A essência  da coisa (res), a qual inteligimos por primeiro, não é senão o ente, vale lembrar, a substância,  enquanto esta é uma dada substância, enquanto ela se encontra numa espécie de um determinado gênero, e existe. No entanto, em tais condições, tal substância encontra-se suscetível de ser expressa num conceito, que exprime a quididade  ou essência da coisa, algo que designa, por seu lado, o seu gênero e a sua espécie. Conforme diz Tomás, “o gênero designa a essência da coisa”, e, por consequência lógica, também a espécie, tendo em vista que; “ nenhuma coisa está em gênero sem estar em espécie”. Por isso  a descoberta do ato de ser apresentar-se, para nós, como uma forma de a nossa inteligência transcender a si própria, pois o ato de ser não é suscetível de ser expresso num conceito,  haja vista que ele de nada se diferencia por gênero e espécie, visto que o ente enquanto tal está em todos os gêneros e em todas as espécies, não se distinguindo de coisa alguma exceto do não-ente.

Logo, não pode ser expresso num conceito, pois o conceito designa a diferença por gênero e espécie. A nossa natureza conhece as coisas através do conceito.
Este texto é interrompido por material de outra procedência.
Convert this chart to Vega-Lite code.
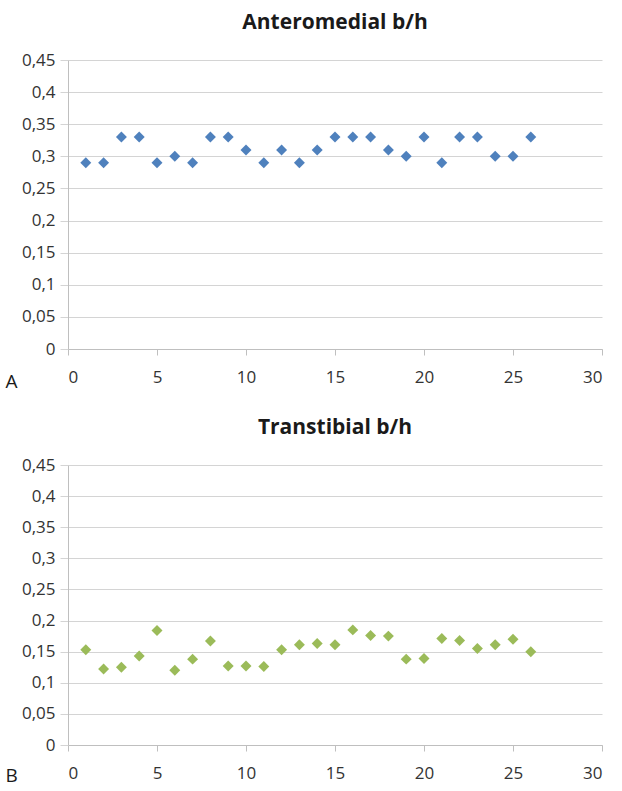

Por isso a dificuldade de ela permanecer por muito tempo na esfera do ato de ser, que não é suscetível de conceito. Com efeito, para que compreendamos melhor o que foi dito, é bom que tenhamos presentes quais são as duas operações do intelecto, prescindindo ainda do raciocínio. São elas, respectivamente, a intelecção ou simples apreensão, pela qual captamos a essência ou quididade da coisa (res) enquanto indivisa, e o juízo, pelo qual compomos e dividimos as essências entre si, e assim formarmos as proposições, que serão objeto do raciocínio. Ambas as operações do pensamento se relacionam com o real, mas não se referem a ele da mesma maneira. Por sua vez,  a intelecção atinge a essência da coisa "essentiam rei" que será expressa no conceito, o juízo, embora também trate das essências e dos conceitos, é capaz de alcançar o ato de ser destes entes, cujas essências estão expressas nos conceitos. Dai que, posso ratificar que;  o que por primeiro cai sob o domínio do nosso intelecto  é a quididade da coisa e não o seu ato de ser, em virtude do qual é ela é um ente.
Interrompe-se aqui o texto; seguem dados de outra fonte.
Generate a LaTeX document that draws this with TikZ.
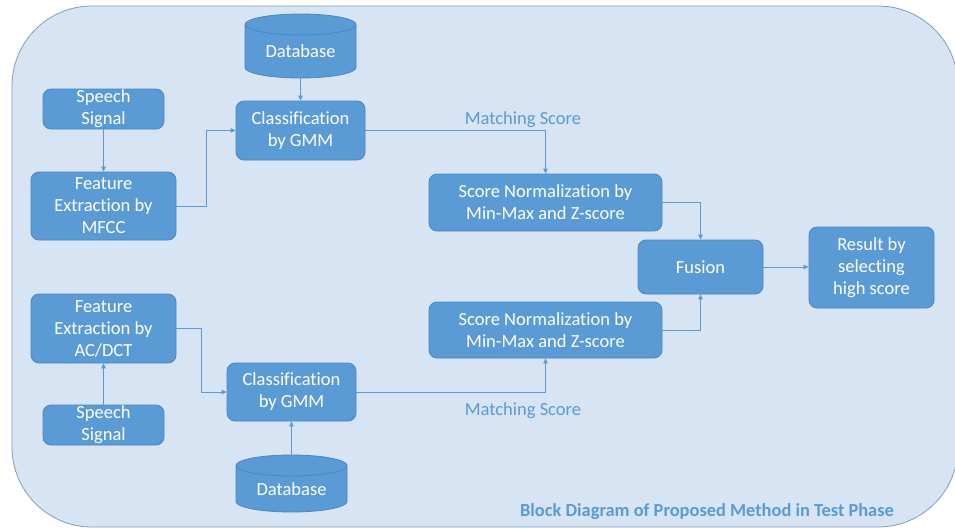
\documentclass[tikz,border=0pt]{standalone}
\usepackage{fontspec}
\setmainfont{Carlito}[Ligatures=NoCommon]
\usetikzlibrary{shapes.geometric,arrows.meta}
\definecolor{bgfill}{HTML}{D6E4F3}
\definecolor{bgline}{HTML}{7F9DBF}
\definecolor{boxfill}{HTML}{5B9BD5}
\definecolor{boxline}{HTML}{4A86C0}
\definecolor{arrowc}{HTML}{5B9BD5}
\definecolor{labelc}{HTML}{5B9BD5}
\begin{document}
\begin{tikzpicture}[x=1pt,y=-1pt,
 box/.style={draw=boxline, fill=boxfill, rounded corners=8pt, text=white, align=center,
   font=\fontsize{18.5}{22}\selectfont, inner sep=0pt, line width=0.8pt},
 db/.style={cylinder, shape border rotate=90, aspect=0.3, draw=boxline, fill=boxfill, text=white,
   font=\fontsize{18.5}{22}\selectfont, inner sep=0pt, line width=0.8pt, anchor=shape center},
 conn/.style={draw=arrowc, line width=0.8pt, -{Triangle[length=5pt,width=4.5pt]}},
 lbl/.style={text=labelc, font=\fontsize{18.5}{22}\selectfont, inner sep=0pt},
 captxt/.style={text=labelc, font=\fontsize{18.4}{22}\selectfont\bfseries, inner sep=0pt}
]
\useasboundingbox (0,0) rectangle (955,530);
\begin{scope}
\clip (0,0) rectangle (955,530);
\draw[draw=bgline, fill=bgfill, line width=0.8pt, rounded corners=80pt] (12,6) rectangle (958,527);
\end{scope}

\node[box, minimum width=121pt, minimum height=40pt] (sp1) at (103.5,109) {Speech\\Signal};
\node[box, minimum width=145pt, minimum height=68pt] (fe1) at (103.5,206) {Feature\\Extraction by\\MFCC};
\node[db, minimum width=111pt, minimum height=64pt] (db1) at (300.5,46) {Database};
\node[box, minimum width=129pt, minimum height=59pt] (cl1) at (300.5,130.5) {Classification\\by GMM};
\node[box, minimum width=233pt, minimum height=57pt] (sn1) at (545.5,202.5) {Score Normalization by\\Min-Max and Z-score};
\node[box, minimum width=125pt, minimum height=54pt] (fu) at (700.5,267) {Fusion};
\node[box, minimum width=125pt, minimum height=81pt] (re) at (871.5,267.5) {Result by\\selecting\\high score};
\node[box, minimum width=233pt, minimum height=56pt] (sn2) at (545.5,330) {Score Normalization by\\Min-Max and Z-score};
\node[box, minimum width=145pt, minimum height=69pt] (fe2) at (103.5,328.5) {Feature\\Extraction by\\AC/DCT};
\node[box, minimum width=121pt, minimum height=40pt] (sp2) at (103.5,425) {Speech\\Signal};
\node[box, minimum width=129pt, minimum height=58pt] (cl2) at (291.5,392) {Classification\\by GMM};
\node[db, minimum width=111pt, minimum height=57pt] (db2) at (291.5,483.5) {Database};

\node[lbl] (ms1) at (523,120) {Matching Score};
\node[lbl] (ms2) at (523,411) {Matching Score};
\node[captxt] (caption) at (707,512) {Block Diagram of Proposed Method in Test Phase};

\draw[conn] (db1.south) -- (db1.south |- cl1.north);
\draw[conn] (sp1.south) -- (fe1.north);
\draw[conn] (fe1.east) -- ++(30,0) |- (cl1.west);
\draw[conn] (cl1.east) -| (sn1.north);
\draw[conn] (sn1.east) -| (fu.north);
\draw[conn] (fu.east) -- (re.west |- fu.east);
\draw[conn] (sn2.east) -| (fu.south);
\draw[conn] (fe2.east) -- ++(25,0) |- (cl2.west);
\draw[conn] (sp2.north) -- (fe2.south);
\draw[conn] (db2.north) -- (db2.north |- cl2.south);
\draw[conn] (cl2.east) -| (sn2.south);
\end{tikzpicture}
\end{document}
Destarte, o existir (esse) é um ato. Sendo assim, para captá-lo, deve haver, na ordem do conhecimento, um ato que lhe corresponda. De forma que, uma tal passividade da primeira intelecção, que simplesmente recebe o ser estático da essência  que a definição irá exprimir, coloca-se a dinâmica do juízo, no qual o intelecto realmente atua, dando a entender que no juízo, o pensamento verdadeiramente associa e desassocia as essências, formulando as suas próprias proposições. Por isso, é  no juízo, que o pensamento realmente afirma a existência atual das substâncias. De modo preciso, é nele que o pensamento tem a percepção do ato que as faz existentes é, as substâncias, a saber, o ato de ser.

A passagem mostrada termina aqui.